## start
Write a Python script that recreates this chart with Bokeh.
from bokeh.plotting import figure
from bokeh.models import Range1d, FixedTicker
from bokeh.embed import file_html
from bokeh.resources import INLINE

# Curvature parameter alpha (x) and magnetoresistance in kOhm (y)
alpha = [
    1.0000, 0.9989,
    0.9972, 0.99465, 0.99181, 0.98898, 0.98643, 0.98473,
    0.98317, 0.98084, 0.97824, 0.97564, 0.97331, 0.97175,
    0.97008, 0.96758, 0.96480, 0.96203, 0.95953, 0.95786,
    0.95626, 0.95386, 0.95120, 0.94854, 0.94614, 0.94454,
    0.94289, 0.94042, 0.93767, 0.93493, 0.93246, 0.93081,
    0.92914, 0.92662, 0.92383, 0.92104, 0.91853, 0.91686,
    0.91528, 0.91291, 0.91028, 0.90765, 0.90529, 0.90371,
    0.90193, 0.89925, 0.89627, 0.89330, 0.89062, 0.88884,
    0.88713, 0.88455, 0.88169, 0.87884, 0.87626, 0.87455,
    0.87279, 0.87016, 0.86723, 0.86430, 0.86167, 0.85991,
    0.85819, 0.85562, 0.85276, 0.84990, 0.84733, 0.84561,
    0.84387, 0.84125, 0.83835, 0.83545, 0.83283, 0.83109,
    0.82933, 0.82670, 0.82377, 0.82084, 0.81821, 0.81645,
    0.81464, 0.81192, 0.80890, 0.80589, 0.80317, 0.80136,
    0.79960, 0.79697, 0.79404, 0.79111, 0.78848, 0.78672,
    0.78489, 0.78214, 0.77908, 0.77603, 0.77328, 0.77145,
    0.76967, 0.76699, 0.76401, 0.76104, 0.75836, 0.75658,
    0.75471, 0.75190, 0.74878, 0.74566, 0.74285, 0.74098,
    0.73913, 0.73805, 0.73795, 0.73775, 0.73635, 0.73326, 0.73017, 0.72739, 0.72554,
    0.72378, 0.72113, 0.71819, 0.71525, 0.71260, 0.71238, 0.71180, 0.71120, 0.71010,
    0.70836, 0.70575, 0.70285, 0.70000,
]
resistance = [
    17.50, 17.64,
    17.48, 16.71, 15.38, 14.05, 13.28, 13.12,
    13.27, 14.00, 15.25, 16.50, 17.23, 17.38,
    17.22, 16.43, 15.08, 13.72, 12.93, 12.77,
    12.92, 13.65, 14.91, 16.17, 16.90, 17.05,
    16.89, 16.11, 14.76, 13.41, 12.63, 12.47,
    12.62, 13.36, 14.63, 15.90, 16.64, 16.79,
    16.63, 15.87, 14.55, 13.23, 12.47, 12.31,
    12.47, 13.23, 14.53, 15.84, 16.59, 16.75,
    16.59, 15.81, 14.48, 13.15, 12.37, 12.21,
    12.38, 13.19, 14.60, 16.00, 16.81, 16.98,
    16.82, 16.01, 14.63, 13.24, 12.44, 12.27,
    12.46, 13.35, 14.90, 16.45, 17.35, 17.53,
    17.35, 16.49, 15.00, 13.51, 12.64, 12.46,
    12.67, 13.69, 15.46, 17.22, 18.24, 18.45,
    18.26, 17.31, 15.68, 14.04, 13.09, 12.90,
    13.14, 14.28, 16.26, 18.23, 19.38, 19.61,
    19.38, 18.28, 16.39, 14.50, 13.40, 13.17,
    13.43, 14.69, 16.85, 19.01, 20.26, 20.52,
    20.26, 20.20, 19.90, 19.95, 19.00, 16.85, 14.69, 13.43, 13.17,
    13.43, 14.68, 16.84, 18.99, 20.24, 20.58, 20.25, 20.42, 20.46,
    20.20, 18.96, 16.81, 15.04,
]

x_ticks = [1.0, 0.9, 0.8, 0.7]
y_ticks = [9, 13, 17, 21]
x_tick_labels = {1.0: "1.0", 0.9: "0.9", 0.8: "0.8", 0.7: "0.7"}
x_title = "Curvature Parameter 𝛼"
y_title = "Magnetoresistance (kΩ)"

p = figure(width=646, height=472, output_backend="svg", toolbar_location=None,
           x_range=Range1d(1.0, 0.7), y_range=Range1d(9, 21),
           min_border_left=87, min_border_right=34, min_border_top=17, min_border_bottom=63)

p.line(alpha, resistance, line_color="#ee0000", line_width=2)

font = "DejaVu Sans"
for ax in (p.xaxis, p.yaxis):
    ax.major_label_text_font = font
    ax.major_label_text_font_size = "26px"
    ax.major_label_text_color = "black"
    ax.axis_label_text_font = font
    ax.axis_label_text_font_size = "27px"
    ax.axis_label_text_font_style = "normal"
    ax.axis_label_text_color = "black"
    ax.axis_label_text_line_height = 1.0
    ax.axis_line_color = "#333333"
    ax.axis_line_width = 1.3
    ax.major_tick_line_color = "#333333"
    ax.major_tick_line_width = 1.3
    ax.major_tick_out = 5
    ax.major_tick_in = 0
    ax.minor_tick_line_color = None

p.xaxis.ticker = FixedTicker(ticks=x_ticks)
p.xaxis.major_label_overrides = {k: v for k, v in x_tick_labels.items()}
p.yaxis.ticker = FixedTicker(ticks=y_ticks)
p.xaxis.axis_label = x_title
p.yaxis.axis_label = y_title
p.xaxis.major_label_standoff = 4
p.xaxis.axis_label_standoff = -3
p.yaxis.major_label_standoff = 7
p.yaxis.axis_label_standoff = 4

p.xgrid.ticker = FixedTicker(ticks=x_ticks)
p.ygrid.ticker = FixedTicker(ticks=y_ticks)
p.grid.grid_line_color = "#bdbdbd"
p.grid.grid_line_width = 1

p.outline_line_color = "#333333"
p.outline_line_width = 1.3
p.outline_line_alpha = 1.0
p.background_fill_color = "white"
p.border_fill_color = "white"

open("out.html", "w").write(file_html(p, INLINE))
## end
**Exercise prompt**:
From the listing above, extract every line exactly as it stands.

**Answer to the task**:
Write a Python script that recreates this chart with Bokeh.
from bokeh.plotting import figure
from bokeh.models import Range1d, FixedTicker
from bokeh.embed import file_html
from bokeh.resources import INLINE

# Curvature parameter alpha (x) and magnetoresistance in kOhm (y)
alpha = [
    1.0000, 0.9989,
    0.9972, 0.99465, 0.99181, 0.98898, 0.98643, 0.98473,
    0.98317, 0.98084, 0.97824, 0.97564, 0.97331, 0.97175,
    0.97008, 0.96758, 0.96480, 0.96203, 0.95953, 0.95786,
    0.95626, 0.95386, 0.95120, 0.94854, 0.94614, 0.94454,
    0.94289, 0.94042, 0.93767, 0.93493, 0.93246, 0.93081,
    0.92914, 0.92662, 0.92383, 0.92104, 0.91853, 0.91686,
    0.91528, 0.91291, 0.91028, 0.90765, 0.90529, 0.90371,
    0.90193, 0.89925, 0.89627, 0.89330, 0.89062, 0.88884,
    0.88713, 0.88455, 0.88169, 0.87884, 0.87626, 0.87455,
    0.87279, 0.87016, 0.86723, 0.86430, 0.86167, 0.85991,
    0.85819, 0.85562, 0.85276, 0.84990, 0.84733, 0.84561,
    0.84387, 0.84125, 0.83835, 0.83545, 0.83283, 0.83109,
    0.82933, 0.82670, 0.82377, 0.82084, 0.81821, 0.81645,
    0.81464, 0.81192, 0.80890, 0.80589, 0.80317, 0.80136,
    0.79960, 0.79697, 0.79404, 0.79111, 0.78848, 0.78672,
    0.78489, 0.78214, 0.77908, 0.77603, 0.77328, 0.77145,
    0.76967, 0.76699, 0.76401, 0.76104, 0.75836, 0.75658,
    0.75471, 0.75190, 0.74878, 0.74566, 0.74285, 0.74098,
    0.73913, 0.73805, 0.73795, 0.73775, 0.73635, 0.73326, 0.73017, 0.72739, 0.72554,
    0.72378, 0.72113, 0.71819, 0.71525, 0.71260, 0.71238, 0.71180, 0.71120, 0.71010,
    0.70836, 0.70575, 0.70285, 0.70000,
]
resistance = [
    17.50, 17.64,
    17.48, 16.71, 15.38, 14.05, 13.28, 13.12,
    13.27, 14.00, 15.25, 16.50, 17.23, 17.38,
    17.22, 16.43, 15.08, 13.72, 12.93, 12.77,
    12.92, 13.65, 14.91, 16.17, 16.90, 17.05,
    16.89, 16.11, 14.76, 13.41, 12.63, 12.47,
    12.62, 13.36, 14.63, 15.90, 16.64, 16.79,
    16.63, 15.87, 14.55, 13.23, 12.47, 12.31,
    12.47, 13.23, 14.53, 15.84, 16.59, 16.75,
    16.59, 15.81, 14.48, 13.15, 12.37, 12.21,
    12.38, 13.19, 14.60, 16.00, 16.81, 16.98,
    16.82, 16.01, 14.63, 13.24, 12.44, 12.27,
    12.46, 13.35, 14.90, 16.45, 17.35, 17.53,
    17.35, 16.49, 15.00, 13.51, 12.64, 12.46,
    12.67, 13.69, 15.46, 17.22, 18.24, 18.45,
    18.26, 17.31, 15.68, 14.04, 13.09, 12.90,
    13.14, 14.28, 16.26, 18.23, 19.38, 19.61,
    19.38, 18.28, 16.39, 14.50, 13.40, 13.17,
    13.43, 14.69, 16.85, 19.01, 20.26, 20.52,
    20.26, 20.20, 19.90, 19.95, 19.00, 16.85, 14.69, 13.43, 13.17,
    13.43, 14.68, 16.84, 18.99, 20.24, 20.58, 20.25, 20.42, 20.46,
    20.20, 18.96, 16.81, 15.04,
]

x_ticks = [1.0, 0.9, 0.8, 0.7]
y_ticks = [9, 13, 17, 21]
x_tick_labels = {1.0: "1.0", 0.9: "0.9", 0.8: "0.8", 0.7: "0.7"}
x_title = "Curvature Parameter 𝛼"
y_title = "Magnetoresistance (kΩ)"

p = figure(width=646, height=472, output_backend="svg", toolbar_location=None,
           x_range=Range1d(1.0, 0.7), y_range=Range1d(9, 21),
           min_border_left=87, min_border_right=34, min_border_top=17, min_border_bottom=63)

p.line(alpha, resistance, line_color="#ee0000", line_width=2)

font = "DejaVu Sans"
for ax in (p.xaxis, p.yaxis):
    ax.major_label_text_font = font
    ax.major_label_text_font_size = "26px"
    ax.major_label_text_color = "black"
    ax.axis_label_text_font = font
    ax.axis_label_text_font_size = "27px"
    ax.axis_label_text_font_style = "normal"
    ax.axis_label_text_color = "black"
    ax.axis_label_text_line_height = 1.0
    ax.axis_line_color = "#333333"
    ax.axis_line_width = 1.3
    ax.major_tick_line_color = "#333333"
    ax.major_tick_line_width = 1.3
    ax.major_tick_out = 5
    ax.major_tick_in = 0
    ax.minor_tick_line_color = None

p.xaxis.ticker = FixedTicker(ticks=x_ticks)
p.xaxis.major_label_overrides = {k: v for k, v in x_tick_labels.items()}
p.yaxis.ticker = FixedTicker(ticks=y_ticks)
p.xaxis.axis_label = x_title
p.yaxis.axis_label = y_title
p.xaxis.major_label_standoff = 4
p.xaxis.axis_label_standoff = -3
p.yaxis.major_label_standoff = 7
p.yaxis.axis_label_standoff = 4

p.xgrid.ticker = FixedTicker(ticks=x_ticks)
p.ygrid.ticker = FixedTicker(ticks=y_ticks)
p.grid.grid_line_color = "#bdbdbd"
p.grid.grid_line_width = 1

p.outline_line_color = "#333333"
p.outline_line_width = 1.3
p.outline_line_alpha = 1.0
p.background_fill_color = "white"
p.border_fill_color = "white"

open("out.html", "w").write(file_html(p, INLINE))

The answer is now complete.